- Given task
Find the lines holding "script" and copy them.
--
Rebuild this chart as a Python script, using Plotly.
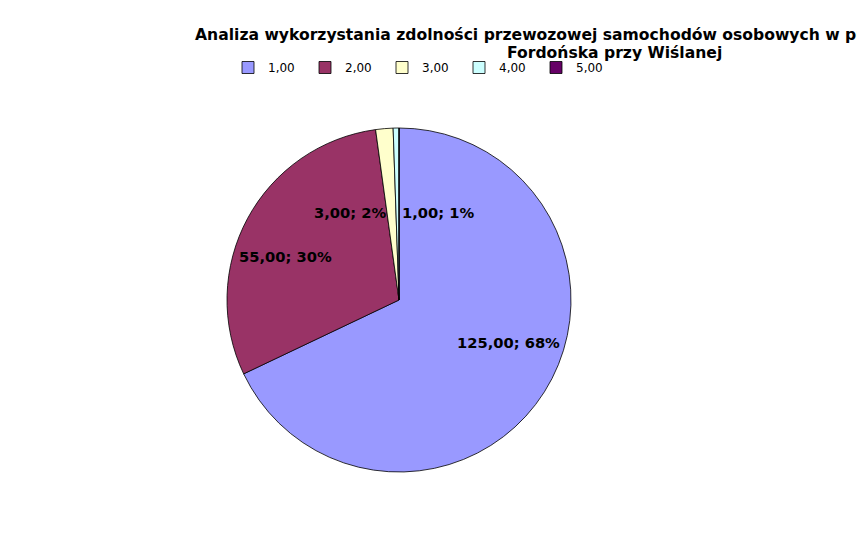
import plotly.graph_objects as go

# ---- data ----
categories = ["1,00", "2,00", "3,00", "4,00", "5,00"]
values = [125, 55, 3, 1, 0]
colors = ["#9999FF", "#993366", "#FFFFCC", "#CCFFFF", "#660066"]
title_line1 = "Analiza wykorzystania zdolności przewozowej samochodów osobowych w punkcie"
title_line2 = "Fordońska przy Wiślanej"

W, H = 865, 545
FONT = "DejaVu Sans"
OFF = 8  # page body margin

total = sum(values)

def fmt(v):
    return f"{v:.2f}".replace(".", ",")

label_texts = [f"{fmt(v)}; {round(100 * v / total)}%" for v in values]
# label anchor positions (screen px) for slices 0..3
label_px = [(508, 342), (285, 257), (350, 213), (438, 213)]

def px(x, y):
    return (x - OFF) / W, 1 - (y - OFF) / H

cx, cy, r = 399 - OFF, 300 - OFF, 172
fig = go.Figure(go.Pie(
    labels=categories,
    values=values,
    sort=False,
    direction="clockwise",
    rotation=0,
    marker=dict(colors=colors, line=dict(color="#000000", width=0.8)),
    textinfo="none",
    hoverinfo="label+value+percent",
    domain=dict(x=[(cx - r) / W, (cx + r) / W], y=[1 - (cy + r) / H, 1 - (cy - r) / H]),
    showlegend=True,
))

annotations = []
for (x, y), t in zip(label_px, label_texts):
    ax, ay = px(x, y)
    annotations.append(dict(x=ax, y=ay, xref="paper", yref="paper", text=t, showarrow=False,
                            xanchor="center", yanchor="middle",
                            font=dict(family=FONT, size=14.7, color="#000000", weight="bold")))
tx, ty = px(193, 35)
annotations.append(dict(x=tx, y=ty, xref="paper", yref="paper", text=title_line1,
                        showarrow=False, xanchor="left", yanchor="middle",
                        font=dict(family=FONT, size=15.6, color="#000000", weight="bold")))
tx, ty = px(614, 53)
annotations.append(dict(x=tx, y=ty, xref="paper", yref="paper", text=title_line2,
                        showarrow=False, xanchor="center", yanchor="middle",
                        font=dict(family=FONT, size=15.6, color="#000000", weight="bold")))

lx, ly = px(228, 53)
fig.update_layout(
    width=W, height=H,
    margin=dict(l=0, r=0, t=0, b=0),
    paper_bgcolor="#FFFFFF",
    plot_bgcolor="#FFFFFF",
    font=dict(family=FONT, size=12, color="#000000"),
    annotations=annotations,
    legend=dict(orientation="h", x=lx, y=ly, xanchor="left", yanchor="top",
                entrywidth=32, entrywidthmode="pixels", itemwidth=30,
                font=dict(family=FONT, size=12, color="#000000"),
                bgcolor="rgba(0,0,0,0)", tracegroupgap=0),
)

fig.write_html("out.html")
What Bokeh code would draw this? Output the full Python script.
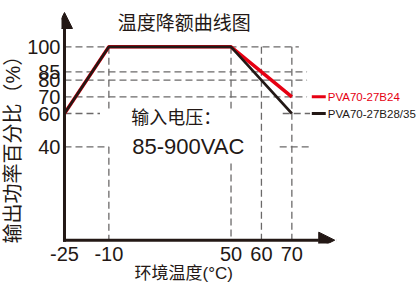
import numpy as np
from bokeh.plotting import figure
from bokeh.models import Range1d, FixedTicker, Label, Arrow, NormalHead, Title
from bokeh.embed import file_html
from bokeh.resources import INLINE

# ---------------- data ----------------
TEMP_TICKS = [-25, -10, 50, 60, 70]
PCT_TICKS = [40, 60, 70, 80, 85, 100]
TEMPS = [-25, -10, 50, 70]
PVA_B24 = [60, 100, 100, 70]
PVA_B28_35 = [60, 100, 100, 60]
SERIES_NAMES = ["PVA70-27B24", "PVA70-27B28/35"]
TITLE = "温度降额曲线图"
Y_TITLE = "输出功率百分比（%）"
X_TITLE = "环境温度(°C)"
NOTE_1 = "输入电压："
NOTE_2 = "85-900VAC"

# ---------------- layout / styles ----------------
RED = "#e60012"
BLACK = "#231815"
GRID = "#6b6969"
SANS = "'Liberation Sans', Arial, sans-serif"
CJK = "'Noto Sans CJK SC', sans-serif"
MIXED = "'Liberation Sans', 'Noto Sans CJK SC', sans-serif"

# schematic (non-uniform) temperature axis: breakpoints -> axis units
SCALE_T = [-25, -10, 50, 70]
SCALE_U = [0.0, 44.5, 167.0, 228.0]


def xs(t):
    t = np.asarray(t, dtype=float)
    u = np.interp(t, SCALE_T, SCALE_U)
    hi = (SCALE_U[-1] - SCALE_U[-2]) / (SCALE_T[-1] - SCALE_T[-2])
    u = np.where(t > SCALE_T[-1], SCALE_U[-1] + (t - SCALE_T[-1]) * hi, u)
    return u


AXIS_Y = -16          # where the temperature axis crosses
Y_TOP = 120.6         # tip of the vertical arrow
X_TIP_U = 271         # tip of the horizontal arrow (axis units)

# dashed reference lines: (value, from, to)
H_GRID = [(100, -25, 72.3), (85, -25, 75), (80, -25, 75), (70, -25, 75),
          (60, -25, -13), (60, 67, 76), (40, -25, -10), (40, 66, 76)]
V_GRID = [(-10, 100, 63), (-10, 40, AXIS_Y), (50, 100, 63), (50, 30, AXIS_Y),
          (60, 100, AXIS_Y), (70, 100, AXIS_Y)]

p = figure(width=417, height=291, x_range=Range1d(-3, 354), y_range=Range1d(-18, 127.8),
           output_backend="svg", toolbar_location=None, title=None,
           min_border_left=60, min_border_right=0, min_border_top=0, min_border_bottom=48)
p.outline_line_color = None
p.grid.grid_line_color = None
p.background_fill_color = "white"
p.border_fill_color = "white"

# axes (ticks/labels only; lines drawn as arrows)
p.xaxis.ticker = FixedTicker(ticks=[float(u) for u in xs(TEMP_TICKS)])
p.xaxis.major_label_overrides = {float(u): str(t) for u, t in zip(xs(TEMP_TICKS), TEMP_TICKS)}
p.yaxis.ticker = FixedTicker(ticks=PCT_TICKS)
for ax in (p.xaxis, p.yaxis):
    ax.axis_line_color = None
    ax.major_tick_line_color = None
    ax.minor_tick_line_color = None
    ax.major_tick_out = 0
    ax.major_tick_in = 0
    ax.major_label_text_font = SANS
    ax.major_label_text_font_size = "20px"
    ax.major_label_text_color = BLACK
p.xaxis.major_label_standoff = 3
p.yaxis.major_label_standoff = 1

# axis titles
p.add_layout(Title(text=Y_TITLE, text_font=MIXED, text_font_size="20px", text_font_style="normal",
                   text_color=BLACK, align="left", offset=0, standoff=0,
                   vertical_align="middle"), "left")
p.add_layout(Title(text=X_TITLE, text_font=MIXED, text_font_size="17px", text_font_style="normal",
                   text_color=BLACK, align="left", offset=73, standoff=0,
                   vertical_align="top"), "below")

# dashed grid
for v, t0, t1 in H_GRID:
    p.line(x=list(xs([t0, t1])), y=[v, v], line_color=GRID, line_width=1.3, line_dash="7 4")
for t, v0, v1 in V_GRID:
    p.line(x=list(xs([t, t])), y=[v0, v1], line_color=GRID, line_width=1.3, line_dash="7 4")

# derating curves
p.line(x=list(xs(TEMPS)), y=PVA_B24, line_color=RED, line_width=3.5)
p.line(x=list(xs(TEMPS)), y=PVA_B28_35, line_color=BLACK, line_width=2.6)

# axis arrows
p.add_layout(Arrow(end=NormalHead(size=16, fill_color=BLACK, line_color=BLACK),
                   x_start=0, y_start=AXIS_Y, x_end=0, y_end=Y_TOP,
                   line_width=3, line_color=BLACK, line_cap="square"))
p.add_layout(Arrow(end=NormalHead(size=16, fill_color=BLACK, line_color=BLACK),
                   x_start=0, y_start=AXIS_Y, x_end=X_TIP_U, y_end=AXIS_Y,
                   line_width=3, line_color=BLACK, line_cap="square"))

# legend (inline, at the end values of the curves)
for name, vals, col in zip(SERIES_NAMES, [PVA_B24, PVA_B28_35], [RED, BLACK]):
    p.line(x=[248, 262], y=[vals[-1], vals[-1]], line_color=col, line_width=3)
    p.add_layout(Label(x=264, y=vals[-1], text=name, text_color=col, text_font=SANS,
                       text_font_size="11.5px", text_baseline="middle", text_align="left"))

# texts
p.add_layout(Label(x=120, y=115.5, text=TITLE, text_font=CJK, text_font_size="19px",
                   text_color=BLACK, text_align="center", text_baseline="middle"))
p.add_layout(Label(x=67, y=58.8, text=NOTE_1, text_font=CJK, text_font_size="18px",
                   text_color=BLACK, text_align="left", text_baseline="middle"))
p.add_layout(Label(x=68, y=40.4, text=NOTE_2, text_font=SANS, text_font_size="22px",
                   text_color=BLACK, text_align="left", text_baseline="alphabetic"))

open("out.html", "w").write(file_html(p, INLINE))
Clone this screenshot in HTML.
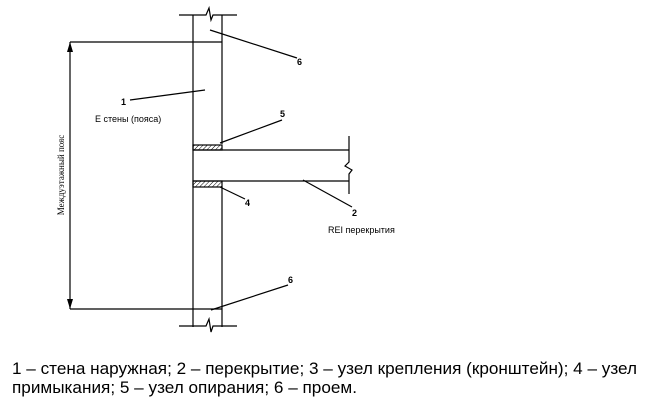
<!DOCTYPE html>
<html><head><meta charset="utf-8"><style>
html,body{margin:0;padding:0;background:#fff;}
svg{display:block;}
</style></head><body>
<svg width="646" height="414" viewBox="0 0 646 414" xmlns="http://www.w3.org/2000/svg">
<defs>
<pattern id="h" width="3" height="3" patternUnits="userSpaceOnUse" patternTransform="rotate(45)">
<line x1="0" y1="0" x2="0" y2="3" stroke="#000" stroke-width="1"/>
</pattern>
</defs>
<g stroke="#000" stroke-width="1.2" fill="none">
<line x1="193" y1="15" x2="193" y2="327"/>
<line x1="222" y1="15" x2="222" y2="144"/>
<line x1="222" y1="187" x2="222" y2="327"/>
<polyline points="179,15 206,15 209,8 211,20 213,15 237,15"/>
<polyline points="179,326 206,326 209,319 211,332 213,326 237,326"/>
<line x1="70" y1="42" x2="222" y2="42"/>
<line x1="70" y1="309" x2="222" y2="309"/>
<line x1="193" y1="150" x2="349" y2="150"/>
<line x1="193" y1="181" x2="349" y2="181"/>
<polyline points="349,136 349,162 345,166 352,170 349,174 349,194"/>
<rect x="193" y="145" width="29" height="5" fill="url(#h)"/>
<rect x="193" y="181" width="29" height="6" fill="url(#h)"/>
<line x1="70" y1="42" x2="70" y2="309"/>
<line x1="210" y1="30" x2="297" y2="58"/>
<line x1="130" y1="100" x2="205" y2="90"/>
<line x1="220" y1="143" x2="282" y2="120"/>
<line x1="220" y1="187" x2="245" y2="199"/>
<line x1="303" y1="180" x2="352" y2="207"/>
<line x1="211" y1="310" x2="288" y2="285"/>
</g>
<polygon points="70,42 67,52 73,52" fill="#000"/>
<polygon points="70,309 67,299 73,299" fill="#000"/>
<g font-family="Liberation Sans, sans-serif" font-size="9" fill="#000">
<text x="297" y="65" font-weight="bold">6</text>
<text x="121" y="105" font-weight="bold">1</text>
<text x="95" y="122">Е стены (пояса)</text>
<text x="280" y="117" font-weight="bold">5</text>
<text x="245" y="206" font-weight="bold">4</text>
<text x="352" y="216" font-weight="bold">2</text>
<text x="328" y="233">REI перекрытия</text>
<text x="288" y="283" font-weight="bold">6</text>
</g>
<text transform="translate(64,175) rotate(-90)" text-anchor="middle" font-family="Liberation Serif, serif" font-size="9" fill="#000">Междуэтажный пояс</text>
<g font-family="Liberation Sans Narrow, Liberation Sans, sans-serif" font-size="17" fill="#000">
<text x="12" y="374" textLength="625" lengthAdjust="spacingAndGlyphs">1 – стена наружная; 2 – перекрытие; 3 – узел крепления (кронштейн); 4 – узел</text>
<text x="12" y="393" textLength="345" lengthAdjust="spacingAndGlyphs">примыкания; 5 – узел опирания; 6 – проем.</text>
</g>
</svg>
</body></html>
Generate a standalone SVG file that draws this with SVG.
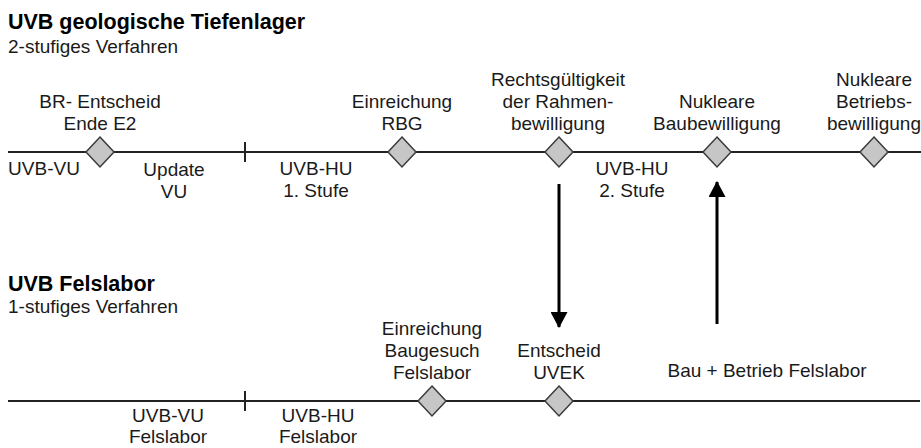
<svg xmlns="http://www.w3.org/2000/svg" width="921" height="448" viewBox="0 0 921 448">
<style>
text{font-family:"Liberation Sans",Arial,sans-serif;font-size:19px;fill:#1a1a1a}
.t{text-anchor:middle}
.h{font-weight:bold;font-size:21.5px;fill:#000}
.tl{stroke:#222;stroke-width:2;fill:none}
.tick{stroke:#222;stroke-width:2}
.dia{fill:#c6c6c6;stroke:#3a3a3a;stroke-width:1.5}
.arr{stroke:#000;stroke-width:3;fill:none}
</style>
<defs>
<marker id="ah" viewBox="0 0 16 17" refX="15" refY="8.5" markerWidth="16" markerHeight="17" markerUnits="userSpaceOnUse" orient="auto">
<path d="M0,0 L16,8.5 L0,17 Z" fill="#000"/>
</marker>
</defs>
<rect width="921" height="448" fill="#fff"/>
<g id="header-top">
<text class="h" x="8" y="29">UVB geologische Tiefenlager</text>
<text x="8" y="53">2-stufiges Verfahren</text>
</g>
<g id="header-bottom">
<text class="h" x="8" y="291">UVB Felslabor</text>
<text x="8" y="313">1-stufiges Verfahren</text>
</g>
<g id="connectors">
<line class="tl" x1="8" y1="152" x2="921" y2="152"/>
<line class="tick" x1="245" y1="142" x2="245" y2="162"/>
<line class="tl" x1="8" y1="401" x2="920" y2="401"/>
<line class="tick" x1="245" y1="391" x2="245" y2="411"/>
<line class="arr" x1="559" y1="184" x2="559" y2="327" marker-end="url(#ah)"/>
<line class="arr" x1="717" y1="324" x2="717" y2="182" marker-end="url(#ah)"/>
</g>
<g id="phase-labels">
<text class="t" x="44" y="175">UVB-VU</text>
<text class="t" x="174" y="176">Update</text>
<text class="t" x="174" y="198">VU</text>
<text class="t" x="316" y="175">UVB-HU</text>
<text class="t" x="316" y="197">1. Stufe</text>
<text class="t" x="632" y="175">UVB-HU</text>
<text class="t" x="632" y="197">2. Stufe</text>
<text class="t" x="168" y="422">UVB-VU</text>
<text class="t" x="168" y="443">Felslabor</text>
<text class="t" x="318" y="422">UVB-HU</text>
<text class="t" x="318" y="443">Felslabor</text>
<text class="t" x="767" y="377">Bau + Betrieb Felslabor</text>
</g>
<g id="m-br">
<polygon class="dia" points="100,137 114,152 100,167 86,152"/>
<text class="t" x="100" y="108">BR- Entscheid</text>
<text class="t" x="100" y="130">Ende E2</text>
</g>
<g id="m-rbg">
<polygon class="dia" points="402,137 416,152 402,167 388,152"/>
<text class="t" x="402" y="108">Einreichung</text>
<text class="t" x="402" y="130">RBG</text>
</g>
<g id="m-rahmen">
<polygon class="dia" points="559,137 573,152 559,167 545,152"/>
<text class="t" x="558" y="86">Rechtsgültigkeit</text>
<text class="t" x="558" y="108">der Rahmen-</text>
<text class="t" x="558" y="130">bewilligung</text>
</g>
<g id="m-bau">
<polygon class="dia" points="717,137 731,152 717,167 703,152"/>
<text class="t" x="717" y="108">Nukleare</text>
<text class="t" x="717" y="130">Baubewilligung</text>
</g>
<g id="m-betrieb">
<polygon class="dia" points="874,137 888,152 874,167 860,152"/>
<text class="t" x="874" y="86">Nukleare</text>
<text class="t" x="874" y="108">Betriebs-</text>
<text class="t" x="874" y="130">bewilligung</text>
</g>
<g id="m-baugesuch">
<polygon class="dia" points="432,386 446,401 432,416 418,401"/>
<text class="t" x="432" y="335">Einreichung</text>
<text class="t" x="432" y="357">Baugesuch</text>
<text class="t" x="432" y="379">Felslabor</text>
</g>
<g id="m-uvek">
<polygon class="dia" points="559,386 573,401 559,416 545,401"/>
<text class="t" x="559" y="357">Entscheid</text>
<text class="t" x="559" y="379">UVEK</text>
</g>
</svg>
--
- The completed task
Rebuild this chart as a Python script, using Plotly.
What Bokeh code would draw this? Output the full Python script.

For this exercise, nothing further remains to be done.